__Problem description__
Everything in the data should be repeated exactly, save for the images.

━━━━━━━━━━━━━━━━━━━━━━━━━━━━━━

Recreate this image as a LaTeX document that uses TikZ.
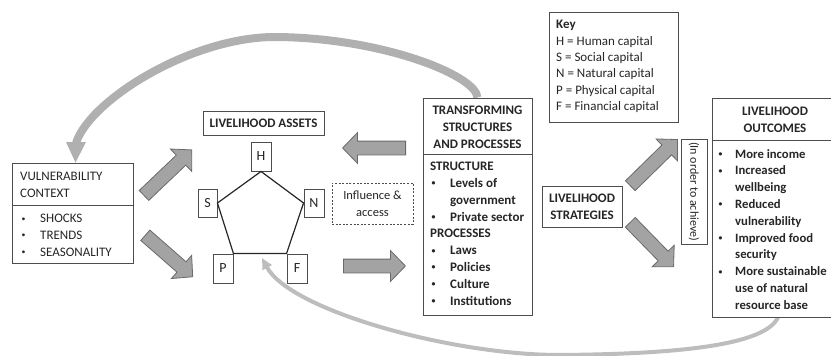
\documentclass[tikz,border=0pt]{standalone}
\usepackage{fontspec}
\setmainfont{Carlito}
\usetikzlibrary{shapes.arrows,arrows.meta}
\definecolor{boxc}{HTML}{4D4D4D}
\definecolor{txtc}{HTML}{262626}
\definecolor{arrowfill}{HTML}{A3A3A3}
\definecolor{arrowline}{HTML}{6A6A6A}
\definecolor{curvec}{HTML}{B0B0B0}
\definecolor{curvelt}{HTML}{BDBDBD}
\newcommand\myfs{\fontsize{13}{16.8}\selectfont}
\newcommand\kfs{\fontsize{13}{16.4}\selectfont}
\newcommand\pfs{\fontsize{14}{16}\selectfont}
\newcommand\ifs{\fontsize{12.5}{16.7}\selectfont}
\newcommand\ofs{\fontsize{12}{14}\selectfont}
\newcommand\bu{\makebox[20pt][l]{\hspace{1.5pt}\raisebox{0.25ex}{\scalebox{0.6}{\textbullet}}}}
\newcommand\ind{\hspace*{20pt}}
\newcommand\bus{\makebox[18pt][l]{\hspace{1.5pt}\raisebox{0.25ex}{\scalebox{0.6}{\textbullet}}}}
\newcommand\inds{\hspace*{18pt}}
\tikzset{
  box/.style={draw=boxc, line width=0.9pt, inner sep=0pt, fill=white, text=txtc},
  divline/.style={draw=boxc, line width=0.9pt},
  txt/.style={inner sep=0pt, anchor=north west, align=left, text=txtc, font=\myfs},
  blk/.style={single arrow, draw=arrowline, fill=arrowfill, line width=0.8pt,
    inner sep=6.5pt, single arrow head extend=8.5pt, single arrow tip angle=92,
    minimum height=#1, anchor=tail},
  bigcurve/.style={draw=curvec, line width=8pt},
  smallcurve/.style={draw=curvelt, line width=4pt},
  penta/.style={draw=txtc, line width=1.2pt, line join=miter},
}
\begin{document}
\begin{tikzpicture}[x=1pt,y=-1pt]
\useasboundingbox (0,0) rectangle (831,356);

% ---- boxes (positions) ----
\node[box, minimum width=121pt, minimum height=100pt] (vc) at (72.5,213) {};
\node[box, minimum width=109pt, minimum height=217pt] (tf) at (477.5,206.5) {};
\node[box, minimum width=126pt, minimum height=219pt] (lo) at (775,207.5) {};

% ---- feedback curves ----
\path[bigcurve] (tf.north) .. controls (476,75) and (380,37) .. (273,37)
  .. controls (190,38) and (90,100) .. (76,143);
\fill[curvec] (66,142) -- (86,142) -- ([xshift=3pt]vc.north) -- cycle;
\draw[smallcurve, -{Triangle[length=11pt,width=10pt]}] ([xshift=3pt]lo.south)
  .. controls (765,345) and (680,354) .. (560,355)
  .. controls (450,355) and (290,310) .. (262,258);

% redraw boxes on top of curves
\node[box, minimum width=121pt, minimum height=100pt] (vc2) at (72.5,213) {};
\node[box, minimum width=109pt, minimum height=217pt] (tf2) at (477.5,206.5) {};
\node[box, minimum width=126pt, minimum height=219pt] (lo2) at (775,207.5) {};

% ---- vulnerability context ----
\draw[divline] (vc.west |- 0,205) -- (vc.east |- 0,205);
\node[txt] (vct) at (20,172) {VULNERABILITY\\CONTEXT};
\node[txt] (vcb) at (20,214) {\bu SHOCKS\\\bu TRENDS\\\bu SEASONALITY};

% ---- livelihood assets ----
\node[box, minimum width=121pt, minimum height=24pt, font=\myfs\bfseries] (la) at (263.5,123) {LIVELIHOOD ASSETS};
\node[box, minimum width=20pt, minimum height=29pt, font=\pfs] (H) at (261,156.5) {H};
\node[box, minimum width=19pt, minimum height=28pt, font=\pfs] (S) at (207.5,203) {S};
\node[box, minimum width=20pt, minimum height=28pt, font=\pfs] (N) at (314,203) {N};
\node[box, minimum width=20pt, minimum height=29pt, font=\pfs] (P) at (223,268.5) {P};
\node[box, minimum width=20pt, minimum height=29pt, font=\pfs] (F) at (297,268.5) {F};
\draw[penta] (H.south) -- (N.west) -- (F.north west) -- (P.north east) -- (S.east) -- cycle;

% ---- influence & access ----
\node[box, dash pattern=on 2pt off 1.6pt, line width=0.8pt, minimum width=81pt, minimum height=41pt,
  align=center, font=\ifs] (ia) at (372.5,203.5) {Influence \&\\access};

% ---- transforming structures ----
\draw[divline] (tf.west |- 0,154) -- (tf.east |- 0,154);
\node[txt, anchor=north, align=center, font=\myfs\bfseries] (tfh) at (477.5,106)
  {TRANSFORMING\\STRUCTURES\\AND PROCESSES};
\node[txt, font=\myfs\bfseries] (tfb) at (430,162)
  {STRUCTURE\\\bu Levels of\\\ind government\\\bu Private sector\\PROCESSES\\\bu Laws\\\bu Policies\\\bu Culture\\\bu Institutions};

% ---- key ----
\node[box, minimum width=129pt, minimum height=110pt] (ky) at (613.5,67) {};
\node[txt, font=\kfs] (kyt) at (556,20)
  {\textbf{Key}\\H = Human capital\\S = Social capital\\N = Natural capital\\P = Physical capital\\F = Financial capital};

% ---- livelihood strategies ----
\node[box, minimum width=80pt, minimum height=41pt, align=center, font=\myfs\bfseries] (ls) at (582,206.5)
  {LIVELIHOOD\\STRATEGIES};

% ---- in order to achieve ----
\node[box, minimum width=26pt, minimum height=105pt] (io) at (694,191.5) {};
\node[inner sep=0pt, rotate=-90, font=\ofs, text=txtc] (iot) at (io.center) {(In order to achieve)};

% ---- livelihood outcomes ----
\draw[divline] (lo.west |- 0,140) -- (lo.east |- 0,140);
\node[txt, anchor=north, align=center, font=\myfs\bfseries] (loh) at (775,107) {LIVELIHOOD\\OUTCOMES};
\node[txt, font=\fontsize{12.7}{16.8}\selectfont\bfseries] (lob) at (717,149)
  {\bus More income\\\bus Increased\\\inds wellbeing\\\bus Reduced\\\inds vulnerability\\\bus Improved food\\\inds security\\\bus More sustainable\\\inds use of natural\\\inds resource base};

% ---- block arrows ----
\node[blk=66pt, rotate=43.6] (a1) at (143.7,195.7) {};
\node[blk=63pt, rotate=-41.2] (a2) at (145,235) {};
\node[blk=63pt, rotate=180] (a3) at (406,148) {};
\node[blk=62pt, rotate=0] (a4) at (343,266) {};
\node[blk=66pt, rotate=44.4] (a5) at (630,186) {};
\node[blk=62pt, rotate=-45.7] (a6) at (630,222) {};
\end{tikzpicture}
\end{document}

━━━━━━━━━━━━━━━━━━━━━━━━━━━━━━

__Exercise output__
Recreate this image as a LaTeX document that uses TikZ.
\documentclass[tikz,border=0pt]{standalone}
\usepackage{fontspec}
\setmainfont{Carlito}
\usetikzlibrary{shapes.arrows,arrows.meta}
\definecolor{boxc}{HTML}{4D4D4D}
\definecolor{txtc}{HTML}{262626}
\definecolor{arrowfill}{HTML}{A3A3A3}
\definecolor{arrowline}{HTML}{6A6A6A}
\definecolor{curvec}{HTML}{B0B0B0}
\definecolor{curvelt}{HTML}{BDBDBD}
\newcommand\myfs{\fontsize{13}{16.8}\selectfont}
\newcommand\kfs{\fontsize{13}{16.4}\selectfont}
\newcommand\pfs{\fontsize{14}{16}\selectfont}
\newcommand\ifs{\fontsize{12.5}{16.7}\selectfont}
\newcommand\ofs{\fontsize{12}{14}\selectfont}
\newcommand\bu{\makebox[20pt][l]{\hspace{1.5pt}\raisebox{0.25ex}{\scalebox{0.6}{\textbullet}}}}
\newcommand\ind{\hspace*{20pt}}
\newcommand\bus{\makebox[18pt][l]{\hspace{1.5pt}\raisebox{0.25ex}{\scalebox{0.6}{\textbullet}}}}
\newcommand\inds{\hspace*{18pt}}
\tikzset{
  box/.style={draw=boxc, line width=0.9pt, inner sep=0pt, fill=white, text=txtc},
  divline/.style={draw=boxc, line width=0.9pt},
  txt/.style={inner sep=0pt, anchor=north west, align=left, text=txtc, font=\myfs},
  blk/.style={single arrow, draw=arrowline, fill=arrowfill, line width=0.8pt,
    inner sep=6.5pt, single arrow head extend=8.5pt, single arrow tip angle=92,
    minimum height=#1, anchor=tail},
  bigcurve/.style={draw=curvec, line width=8pt},
  smallcurve/.style={draw=curvelt, line width=4pt},
  penta/.style={draw=txtc, line width=1.2pt, line join=miter},
}
\begin{document}
\begin{tikzpicture}[x=1pt,y=-1pt]
\useasboundingbox (0,0) rectangle (831,356);

% ---- boxes (positions) ----
\node[box, minimum width=121pt, minimum height=100pt] (vc) at (72.5,213) {};
\node[box, minimum width=109pt, minimum height=217pt] (tf) at (477.5,206.5) {};
\node[box, minimum width=126pt, minimum height=219pt] (lo) at (775,207.5) {};

% ---- feedback curves ----
\path[bigcurve] (tf.north) .. controls (476,75) and (380,37) .. (273,37)
  .. controls (190,38) and (90,100) .. (76,143);
\fill[curvec] (66,142) -- (86,142) -- ([xshift=3pt]vc.north) -- cycle;
\draw[smallcurve, -{Triangle[length=11pt,width=10pt]}] ([xshift=3pt]lo.south)
  .. controls (765,345) and (680,354) .. (560,355)
  .. controls (450,355) and (290,310) .. (262,258);

% redraw boxes on top of curves
\node[box, minimum width=121pt, minimum height=100pt] (vc2) at (72.5,213) {};
\node[box, minimum width=109pt, minimum height=217pt] (tf2) at (477.5,206.5) {};
\node[box, minimum width=126pt, minimum height=219pt] (lo2) at (775,207.5) {};

% ---- vulnerability context ----
\draw[divline] (vc.west |- 0,205) -- (vc.east |- 0,205);
\node[txt] (vct) at (20,172) {VULNERABILITY\\CONTEXT};
\node[txt] (vcb) at (20,214) {\bu SHOCKS\\\bu TRENDS\\\bu SEASONALITY};

% ---- livelihood assets ----
\node[box, minimum width=121pt, minimum height=24pt, font=\myfs\bfseries] (la) at (263.5,123) {LIVELIHOOD ASSETS};
\node[box, minimum width=20pt, minimum height=29pt, font=\pfs] (H) at (261,156.5) {H};
\node[box, minimum width=19pt, minimum height=28pt, font=\pfs] (S) at (207.5,203) {S};
\node[box, minimum width=20pt, minimum height=28pt, font=\pfs] (N) at (314,203) {N};
\node[box, minimum width=20pt, minimum height=29pt, font=\pfs] (P) at (223,268.5) {P};
\node[box, minimum width=20pt, minimum height=29pt, font=\pfs] (F) at (297,268.5) {F};
\draw[penta] (H.south) -- (N.west) -- (F.north west) -- (P.north east) -- (S.east) -- cycle;

% ---- influence & access ----
\node[box, dash pattern=on 2pt off 1.6pt, line width=0.8pt, minimum width=81pt, minimum height=41pt,
  align=center, font=\ifs] (ia) at (372.5,203.5) {Influence \&\\access};

% ---- transforming structures ----
\draw[divline] (tf.west |- 0,154) -- (tf.east |- 0,154);
\node[txt, anchor=north, align=center, font=\myfs\bfseries] (tfh) at (477.5,106)
  {TRANSFORMING\\STRUCTURES\\AND PROCESSES};
\node[txt, font=\myfs\bfseries] (tfb) at (430,162)
  {STRUCTURE\\\bu Levels of\\\ind government\\\bu Private sector\\PROCESSES\\\bu Laws\\\bu Policies\\\bu Culture\\\bu Institutions};

% ---- key ----
\node[box, minimum width=129pt, minimum height=110pt] (ky) at (613.5,67) {};
\node[txt, font=\kfs] (kyt) at (556,20)
  {\textbf{Key}\\H = Human capital\\S = Social capital\\N = Natural capital\\P = Physical capital\\F = Financial capital};

% ---- livelihood strategies ----
\node[box, minimum width=80pt, minimum height=41pt, align=center, font=\myfs\bfseries] (ls) at (582,206.5)
  {LIVELIHOOD\\STRATEGIES};

% ---- in order to achieve ----
\node[box, minimum width=26pt, minimum height=105pt] (io) at (694,191.5) {};
\node[inner sep=0pt, rotate=-90, font=\ofs, text=txtc] (iot) at (io.center) {(In order to achieve)};

% ---- livelihood outcomes ----
\draw[divline] (lo.west |- 0,140) -- (lo.east |- 0,140);
\node[txt, anchor=north, align=center, font=\myfs\bfseries] (loh) at (775,107) {LIVELIHOOD\\OUTCOMES};
\node[txt, font=\fontsize{12.7}{16.8}\selectfont\bfseries] (lob) at (717,149)
  {\bus More income\\\bus Increased\\\inds wellbeing\\\bus Reduced\\\inds vulnerability\\\bus Improved food\\\inds security\\\bus More sustainable\\\inds use of natural\\\inds resource base};

% ---- block arrows ----
\node[blk=66pt, rotate=43.6] (a1) at (143.7,195.7) {};
\node[blk=63pt, rotate=-41.2] (a2) at (145,235) {};
\node[blk=63pt, rotate=180] (a3) at (406,148) {};
\node[blk=62pt, rotate=0] (a4) at (343,266) {};
\node[blk=66pt, rotate=44.4] (a5) at (630,186) {};
\node[blk=62pt, rotate=-45.7] (a6) at (630,222) {};
\end{tikzpicture}
\end{document}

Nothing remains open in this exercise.